L’allestimento, proposto in prima italiana, è firmato dal regista polacco Krzysztof Warlikowski, Leone d’Oro della Biennale Teatro a Venezia e al suo debutto operistico nel nostro Paese. Lo spettacolo è realizzato in coproduzione con la Royal Opera House Covent Garden di Londra, il Théâtre de La Monnaie di Bruxelles e l’Opéra national de Lyon. Sul podio il giovane bielorusso Dmitry Matvienko, anche lui al suo debutto operistico in Italia. Classe 1990, nel 2021 ha vinto il Primo Premio e il Premio del Pubblico alla prestigiosa Malko Competition di Copenaghen.
L’opera è un lavoro corale, in cui i personaggi emergono di volta in volta dall’anonimato per raccontare i crimini che li hanno condotti all’incarcerazione, le proprie sofferenze e le violenze subite nei gulag siberiani. A reinterpretare e restituire alla riflessione contemporanea il soggetto della detenzione punitiva del libretto, realizzato dallo stesso Janáček partendo da Memorie da una casa di morti di Dostoevskij, è ora Warlikowski che, nel corso della sua carriera, è stato insignito di numerosi premi nazionali e internazionali per la spinta riformistica del suo linguaggio teatrale. Per questo allestimento ha ricevuto nel 2019 il premio per la Miglior Nuova Produzione agli International Opera Awards di Londra.
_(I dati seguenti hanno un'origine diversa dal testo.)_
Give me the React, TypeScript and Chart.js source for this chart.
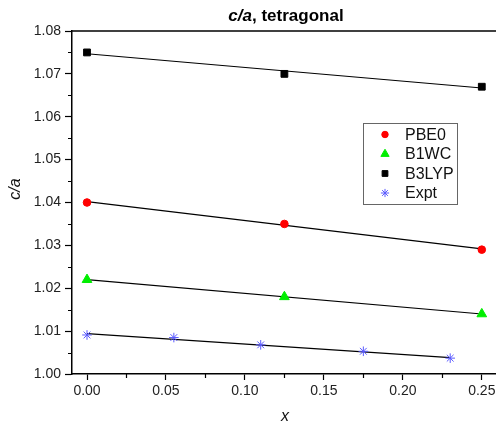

Sul palco un cast internazionale che vede in primo piano il basso-baritono statunitense Mark S. Doss nel ruolo di Alexandr Petrovič Gorjančikov e il tenore Pascal Charbonneau nelle vesti del giovane tartaro Aljeja. Tra i tenori anche Štefan Margita (Filka Morozov), Erin Caves (Il grande prigioniero), Julian Hubbard (Skuratov), Marcello Nardis (Kedril), Pawel Żak (Il giovane prigioniero), Michael J. Scott (Šapkin), Christopher Lemmings (Čerevin) e Colin Judson (Il vecchio prigioniero), i baritoni sono Lukáš Zeman (Il piccolo prigioniero Nikita/Čekunov/Cuoco), Aleš Jenis (Il fabbro/Un prigioniero) e Leigh Melrose (Šiškov), il basso è Clive Bayley (Il direttore della prigione). Completano il cast Eduardo Niave (il prigioniero ubriaco), talento di “Fabbrica” Young Artist Program del Teatro dell’Opera di Roma, Carolyn Sproule, unica voce femminile nel ruolo della prostituta, Maestro del coro è Ciro Visco. In linea con la produzione della Royal Opera House di Londra del 2018, la drammaturgia è a cura di Christian Longchamp e le scene e i costumi sono di Małgorzata Szczęśniak. Alle luci Felice Ross e ai video Denis Guéguin. I movimenti coreografici sono di Claude Bardouil.